Sep 10 2025 · 5 min read

Developers who understand UX

The shift I keep noticing

Something I've seen across most of the teams I've worked in: the frontend is quietly moving back toward people who can hold the user, the design, and the implementation in their head at the same time. Not a specialist in any one of those, but a generalist with taste. Someone who can read a Figma file, understand why a particular interaction matters, and then write the code that actually makes it feel that way.

This isn't a new role. It's an old one we rediscovered after about a decade of pretending the implementation didn't matter much as long as the feature shipped. Now everyone can ship. The tooling is good enough that getting something onto the screen is almost free, so the thing that separates one engineer from another stopped being whether they can build it. It's the how.

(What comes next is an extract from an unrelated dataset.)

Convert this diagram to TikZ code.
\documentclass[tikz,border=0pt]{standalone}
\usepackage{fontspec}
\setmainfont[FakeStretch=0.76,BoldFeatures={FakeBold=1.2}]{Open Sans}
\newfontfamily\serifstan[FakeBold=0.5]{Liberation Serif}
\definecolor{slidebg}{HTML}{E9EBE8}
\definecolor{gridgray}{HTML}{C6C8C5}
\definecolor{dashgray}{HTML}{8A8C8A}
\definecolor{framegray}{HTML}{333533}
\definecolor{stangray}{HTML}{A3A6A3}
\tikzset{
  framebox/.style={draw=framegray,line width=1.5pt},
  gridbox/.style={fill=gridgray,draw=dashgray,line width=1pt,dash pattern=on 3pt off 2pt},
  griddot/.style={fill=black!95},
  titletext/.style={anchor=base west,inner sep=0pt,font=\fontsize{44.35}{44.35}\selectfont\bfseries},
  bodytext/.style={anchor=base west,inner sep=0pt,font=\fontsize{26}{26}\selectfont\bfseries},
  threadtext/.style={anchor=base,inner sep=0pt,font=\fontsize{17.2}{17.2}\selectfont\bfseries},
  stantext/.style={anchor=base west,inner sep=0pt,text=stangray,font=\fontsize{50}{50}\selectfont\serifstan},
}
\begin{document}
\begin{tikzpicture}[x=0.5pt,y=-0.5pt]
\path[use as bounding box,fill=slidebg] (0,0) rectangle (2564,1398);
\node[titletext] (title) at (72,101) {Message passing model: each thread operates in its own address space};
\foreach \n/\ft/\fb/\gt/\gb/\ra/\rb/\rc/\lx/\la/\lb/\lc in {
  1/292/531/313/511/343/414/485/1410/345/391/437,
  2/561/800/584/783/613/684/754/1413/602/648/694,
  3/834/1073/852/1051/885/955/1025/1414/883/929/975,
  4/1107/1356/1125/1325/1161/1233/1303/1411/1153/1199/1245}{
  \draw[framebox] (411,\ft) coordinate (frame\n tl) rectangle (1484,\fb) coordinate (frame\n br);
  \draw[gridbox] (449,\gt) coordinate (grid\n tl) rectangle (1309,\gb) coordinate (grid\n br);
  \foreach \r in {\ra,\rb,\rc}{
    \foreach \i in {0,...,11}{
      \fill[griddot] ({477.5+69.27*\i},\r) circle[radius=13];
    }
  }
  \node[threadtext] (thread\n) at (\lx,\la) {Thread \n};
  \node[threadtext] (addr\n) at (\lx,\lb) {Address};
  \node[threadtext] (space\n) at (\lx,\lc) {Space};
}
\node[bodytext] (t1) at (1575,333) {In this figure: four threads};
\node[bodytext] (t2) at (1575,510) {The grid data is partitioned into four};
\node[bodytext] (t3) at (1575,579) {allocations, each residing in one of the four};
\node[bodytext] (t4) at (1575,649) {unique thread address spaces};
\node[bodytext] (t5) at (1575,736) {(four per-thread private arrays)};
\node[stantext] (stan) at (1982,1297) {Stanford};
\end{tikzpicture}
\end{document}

Craft lives in the code, not on top of it

The most common misconception I run into is that craft is a layer you add at the end, once the feature works. In my experience it's the other way round. The craft is in the hundreds of small decisions you make while you're still typing, most of which never reach a designer or a ticket.

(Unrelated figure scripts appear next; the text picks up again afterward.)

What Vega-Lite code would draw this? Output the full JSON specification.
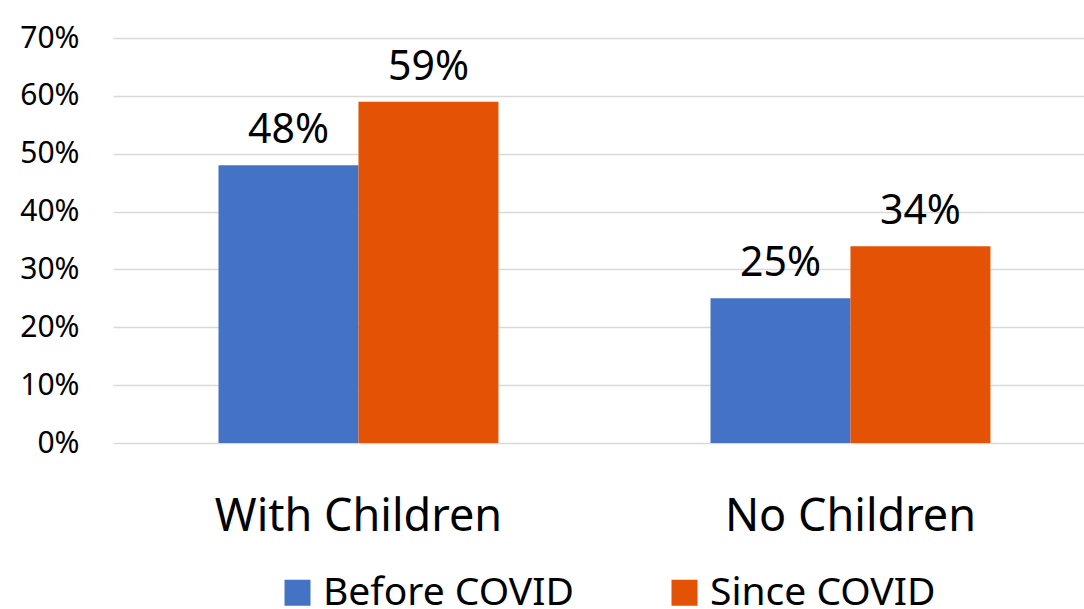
{
  "$schema": "https://vega.github.io/schema/vega-lite/v6.json",
  "autosize": "none",
  "width": 971,
  "height": 405,
  "padding": {"left": 113, "top": 38, "right": 0, "bottom": 166},
  "background": "white",
  "config": {
    "font": "Noto Sans",
    "view": {"stroke": null}
  },
  "data": {
    "values": [
      {"group": "With Children", "period": "Before COVID", "share": 0.48},
      {"group": "With Children", "period": "Since COVID", "share": 0.59},
      {"group": "No Children", "period": "Before COVID", "share": 0.25},
      {"group": "No Children", "period": "Since COVID", "share": 0.34}
    ]
  },
  "encoding": {
    "x": {
      "field": "group",
      "type": "nominal",
      "sort": ["With Children", "No Children"],
      "scale": {"paddingInner": 0.431, "paddingOuter": 0.2023, "align": 0.53},
      "axis": {
        "title": null,
        "labelAngle": 0,
        "labelFontSize": 45,
        "labelColor": "#000000",
        "labelBaseline": "alphabetic",
        "labelPadding": 87,
        "labelLimit": 0,
        "ticks": false,
        "tickSize": 0,
        "domain": false
      }
    },
    "xOffset": {
      "field": "period",
      "type": "nominal",
      "sort": ["Before COVID", "Since COVID"],
      "scale": {"paddingInner": 0, "paddingOuter": 0}
    },
    "y": {
      "field": "share",
      "type": "quantitative",
      "scale": {"domain": [0, 0.7]},
      "axis": {
        "title": null,
        "format": ".0%",
        "values": [0, 0.1, 0.2, 0.3, 0.4, 0.5, 0.6, 0.7],
        "labelFontSize": 30,
        "labelColor": "#000000",
        "labelPadding": 34,
        "ticks": false,
        "domain": false,
        "grid": true,
        "gridColor": "#d9d9d9",
        "gridWidth": 1.5
      }
    }
  },
  "layer": [
    {
      "mark": {"type": "bar"},
      "encoding": {
        "color": {
          "field": "period",
          "type": "nominal",
          "sort": ["Before COVID", "Since COVID"],
          "scale": {"domain": ["Before COVID", "Since COVID"], "range": ["#4472C4", "#E35205"]},
          "legend": {
            "title": null,
            "orient": "none",
            "legendX": 165,
            "legendY": 535,
            "direction": "horizontal",
            "columns": 2,
            "columnPadding": 91,
            "symbolType": "square",
            "symbolSize": 676,
            "symbolStrokeWidth": 0,
            "symbolOpacity": 1,
            "labelFontSize": 39,
            "labelColor": "#000000",
            "labelOffset": 6,
            "labelLimit": 400
          }
        }
      }
    },
    {
      "mark": {"type": "text", "baseline": "alphabetic", "dy": -22, "fontSize": 41, "color": "#000000"},
      "encoding": {
        "text": {"field": "share", "type": "quantitative", "format": ".0%"}
      }
    }
  ]
}
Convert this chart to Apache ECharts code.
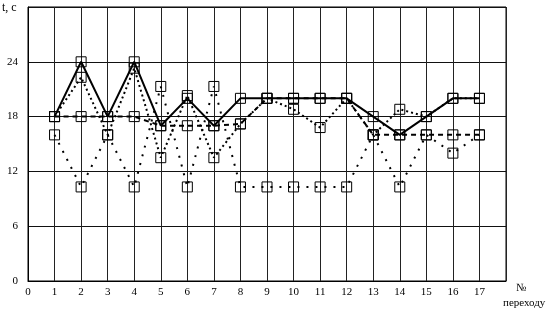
<!DOCTYPE html>
<html><head><meta charset="utf-8">
<script src="https://cdn.jsdelivr.net/npm/echarts@6/dist/echarts.min.js"></script>
<style>html,body{margin:0;padding:0;background:#fff}#c{width:550px;height:313px}</style>
</head><body><div id="c"></div>
<script>
const transitions = [1,2,3,4,5,6,7,8,9,10,11,12,13,14,15,16,17];
const seriesSolid  = [18,24,18,24,17,20,17,20,20,20,20,20,18,16,18,20,20];
const seriesDashed = [18,18,18,18,17,17,17,17.2,20,20,20,20,16,16,16,16,16];
const seriesDotted = [18,22.3,16,23.3,13.5,20.3,13.5,17.2,20,18.8,16.8,20,16,18.8,18,20,20];
const seriesSparse = [16,10.3,16,10.3,21.3,10.3,21.3,10.3,10.3,10.3,10.3,10.3,16,10.3,16,14,16];
const yTicks = [0,6,12,18,24];
const xTicks = [0,1,2,3,4,5,6,7,8,9,10,11,12,13,14,15,16,17];

const font = 'Liberation Serif';
function pairs(v){ return transitions.map((x,i)=>[x,v[i]]); }
function mk(name, vals, lineType, width){
  return {
    name, type:'line', data:pairs(vals),
    symbol:'rect', symbolSize:10, showSymbol:true,
    lineStyle:{color:'#000', width:width, type:lineType},
    itemStyle:{color:'rgba(255,255,255,0)', borderColor:'#000', borderWidth:1},
    z: 3, animation:false
  };
}
const chart = echarts.init(document.getElementById('c'), null, {renderer:'canvas'});
chart.setOption({
  animation:false,
  grid:{left:28, right:44, top:7, bottom:32, show:true, borderColor:'#000', borderWidth:1},
  xAxis:{type:'value', min:0, max:18, interval:1,
    axisLine:{lineStyle:{color:'#000'}}, axisTick:{show:false},
    axisLabel:{fontFamily:font, fontSize:11, color:'#000', margin:6,
      formatter:v=> xTicks.includes(v) ? String(v) : ''},
    splitLine:{show:true, lineStyle:{color:'#222', width:1}}},
  yAxis:{type:'value', min:0, max:30, interval:6,
    axisLine:{lineStyle:{color:'#000'}}, axisTick:{show:false},
    axisLabel:{fontFamily:font, fontSize:11, color:'#000', margin:10,
      formatter:v=> yTicks.includes(v) ? String(v) : ''},
    splitLine:{show:true, lineStyle:{color:'#111', width:1}}},
  series:[
    mk('sparse', seriesSparse, [2,7], 2),
    mk('dotted', seriesDotted, [2,3], 2),
    mk('dashed', seriesDashed, [5,4], 2),
    mk('solid', seriesSolid, 'solid', 2)
  ],
  graphic:[
    {type:'text', left:2, top:2, style:{text:'t, c', font:'12px "Liberation Serif"', fill:'#000'}},
    {type:'text', left:516, top:283, style:{text:'№', font:'11px "Liberation Serif"', fill:'#000'}},
    {type:'text', left:503, top:298, style:{text:'переходу', font:'11px "Liberation Serif"', fill:'#000'}}
  ]
});
</script></body></html>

Should the dropdown close when you click outside it, or only when you press Escape? If the API is slow, does the button stay pressed, show a spinner, or quietly disable itself? Does the form remember what you'd typed if you fat-finger the back button? None of these are really design decisions. There's no Figma frame for "what happens on the third second of loading." But they look like design decisions to the person using the thing, and the person making the call is whoever's writing the code, every single time, whether they notice they're making it or not.

That's the part you can't hand off. The designer doesn't write the click handler. The backend engineer doesn't pick the easing curve. By the time it reaches the code it's one person's call — and the quality of that call stays invisible until someone hits the unhappy path.

The silent default

Most of the bad UX I find in otherwise-good apps isn't a decision anyone made on purpose. It's the slow accumulation of defaults nobody stopped to question. onSubmit with no loading state. A fetch with no error path. A setTimeout standing in for actually thinking about the lifecycle.

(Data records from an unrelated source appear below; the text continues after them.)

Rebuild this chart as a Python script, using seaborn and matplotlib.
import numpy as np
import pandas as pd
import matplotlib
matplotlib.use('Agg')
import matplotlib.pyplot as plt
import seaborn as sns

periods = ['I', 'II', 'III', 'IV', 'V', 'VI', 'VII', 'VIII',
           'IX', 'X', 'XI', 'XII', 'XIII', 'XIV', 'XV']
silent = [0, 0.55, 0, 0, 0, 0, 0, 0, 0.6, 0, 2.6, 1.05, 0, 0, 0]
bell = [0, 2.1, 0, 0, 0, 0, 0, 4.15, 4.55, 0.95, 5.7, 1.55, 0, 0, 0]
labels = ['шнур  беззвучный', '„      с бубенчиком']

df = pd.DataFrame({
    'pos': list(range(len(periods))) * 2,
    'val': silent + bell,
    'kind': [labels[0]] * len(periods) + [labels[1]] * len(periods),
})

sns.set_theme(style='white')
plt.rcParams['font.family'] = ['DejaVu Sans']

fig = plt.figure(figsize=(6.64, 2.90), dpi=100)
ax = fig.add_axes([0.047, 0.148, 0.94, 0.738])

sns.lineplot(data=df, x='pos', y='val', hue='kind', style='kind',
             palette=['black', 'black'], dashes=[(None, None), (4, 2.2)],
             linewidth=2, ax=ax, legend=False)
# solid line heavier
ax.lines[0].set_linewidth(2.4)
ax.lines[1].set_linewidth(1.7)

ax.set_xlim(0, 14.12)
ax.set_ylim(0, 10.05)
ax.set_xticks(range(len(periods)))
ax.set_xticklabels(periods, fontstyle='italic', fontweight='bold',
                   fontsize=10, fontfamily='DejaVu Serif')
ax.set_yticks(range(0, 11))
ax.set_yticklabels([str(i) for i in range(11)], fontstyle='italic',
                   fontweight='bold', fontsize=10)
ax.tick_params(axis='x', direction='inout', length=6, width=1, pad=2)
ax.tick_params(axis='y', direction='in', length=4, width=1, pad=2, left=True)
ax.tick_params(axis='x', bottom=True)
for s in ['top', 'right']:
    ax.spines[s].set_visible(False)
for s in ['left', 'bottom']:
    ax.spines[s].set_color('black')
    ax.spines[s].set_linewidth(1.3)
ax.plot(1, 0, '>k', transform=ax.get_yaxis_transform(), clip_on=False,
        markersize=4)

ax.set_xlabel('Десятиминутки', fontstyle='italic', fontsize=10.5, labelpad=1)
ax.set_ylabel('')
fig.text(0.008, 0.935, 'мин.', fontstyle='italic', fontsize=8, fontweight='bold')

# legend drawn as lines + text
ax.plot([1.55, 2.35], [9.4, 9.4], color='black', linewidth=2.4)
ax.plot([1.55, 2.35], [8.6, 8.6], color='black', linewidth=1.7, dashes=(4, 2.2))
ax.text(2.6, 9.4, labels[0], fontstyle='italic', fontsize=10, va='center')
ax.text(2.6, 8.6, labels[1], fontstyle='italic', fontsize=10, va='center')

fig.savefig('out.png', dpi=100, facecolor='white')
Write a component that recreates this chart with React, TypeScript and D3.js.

A developer who understands UX still reaches for the default. They're not reinventing the button. But they pause before they keep it, ask whether the default is genuinely what the user needs here, and then either keep it or replace it. I've come round to thinking the pause is most of the job.

The handoff is where it breaks

Most teams run on a handoff. The designer makes a Figma, the engineer implements the Figma, and anything that wasn't in the Figma becomes a "bug" that nobody quite owns. That works fine for static screens. It falls apart the moment something needs to move.

The transition from the list to the detail view. The empty state when the API comes back with nothing. What the loading skeleton looks like on the third second versus the first. The keyboard shortcut nobody specced because nobody thought to. You can prototype motion in Figma now, which is genuinely useful, but you still can't ship it from there. The animation that ends up in front of the user is the one written in CSS or Motion, with whatever durations the engineer happened to land on, and if the designer wasn't sitting next to them when it got written, those durations are a guess. That's how a codebase fills up with transition: all 0.3s ease on a button that wanted 120ms: guesses dressed up as decisions.

The fix isn't a better handoff. It's not having one. When the person who understands the design is the same person writing the code, the loop collapses — the conversation that used to happen on a staging URL three days later happens in the file, while it's still being built.

Spotting one

You can't really advertise for this. "Design engineer" is too new and too contested a label to drop on a job board and trust the right people will self-select. What you can do is read the work.

Open someone's portfolio and actually use it. Hover the buttons. Resize the window to something stupid. Click into a deep link and refresh it. The tells are everywhere: the empty states they bothered to design, the focus rings they kept instead of stripping out, the way a press settles instead of snapping. None of those are features. They're evidence that the person writing the code stopped to think about the person on the other side of it.

The inverse is worth knowing too. A portfolio of beautiful Figma exports and nothing you can click. A GitHub of forks with no commits of their own. A case study that proudly ends at the wireframe. None of that makes someone a bad engineer, but it usually means they haven't yet had to live with the consequences of their own decisions, which is the part that builds the instinct.

How you actually become one

If you're a developer who wants to move in this direction, I don't think there's a course for it. The path that worked for me was almost boringly simple: build something real, then live with it long enough that its flaws become your problem.

Ship a side project, a tool, a writing site like this one. Then use it yourself, every day, for six months, and pay attention to whatever quietly annoys you. The fourth time the form forgets what you typed. The tenth time the search feels a beat too slow. Each of those is a small debt you're paying to your past self for not thinking it through the first time. So you fix one, then the next. Somewhere in that loop you stop catching the problems after they ship and start catching them while you type, and that shift is the one that actually matters.

Why it's worth being slow

From the outside, all of this can look like being slow. You'll spend an afternoon on a button another engineer would have shipped in ten minutes, and rewrite the same transition three times because the second attempt was close but not quite right. I've mostly made my peace with that, because the compounding is real even when you can't see it. A codebase that's been cared for this way has a different shape from one assembled out of defaults, and people feel that difference long before they can name it. The users feel it first. The next engineer feels it the moment they open the file.